A false testimony, also known as perjury, refers to a testimony given under oath that is not true or not entirely true. This is a criminal offense that is punishable with jail time or severe fines if convicted. False testimony does not include false information that is not directly related to the outcome of the case. For example, lying about one’s marital status would not be considered perjury unless the witness’s marital status had a direct correlation with the case itself.
Before any witness is placed on a stand or invited to give a written testimony, he or she must swear an oath to answer all questions truthfully. Failure to do so could result in inaccurate trial results, which can lead to false imprisonment for defendants or lack of justice for victims of crimes. For instance, if one lies under oath about the location of a defendant in a murder trial, thus giving him a false alibi, then he may be found innocent even if he is guilty. This allows a murderer to go free while leaving the victim’s family with little closure.
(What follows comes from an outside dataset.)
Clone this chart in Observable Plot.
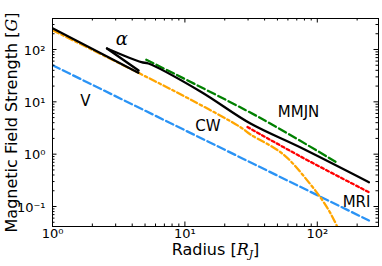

False testimony also may be used to describe a situation when one knowingly lies on a written statement aside from a formal court testimony. This includes things like tax returns, which are protected by an “under penalty of perjury” agreement in some nations. The person doing the return can be convicted of false testimony if he or she knowingly lies when filling out the forms.
The rate of false testimony convictions are rare in most countries. One reason for this is that it is hard to prove that someone is lying. For instance, if someone claims that he did not see a defendant at the scene of a crime; aside from video tape with both individuals recorded in the same place at the same time, proving the witness a liar would be near impossible. Even with a video, it is hard to prove that one person noticed the other. Both people would have to be speaking to one another or interacting within the same group, presenting an obvious connection between the two.
A conviction of false testimony can result in prison time in most countries. In the United States and many European nations like the UK, perjury is considered a felony offense and warrants anywhere from 5-7 years in prison. In some other countries, such as France and Germany, witnesses are not permitted to speak under oath and therefore are not able to commit legal perjury.
As with any crime, false testimony must be proven to have been premeditated. Since human error is common and often accidental, one cannot be convicted of perjury if misinformation is given unknowingly due to personal perception or distorted memory. This is another factor in the low instance of perjury convictions.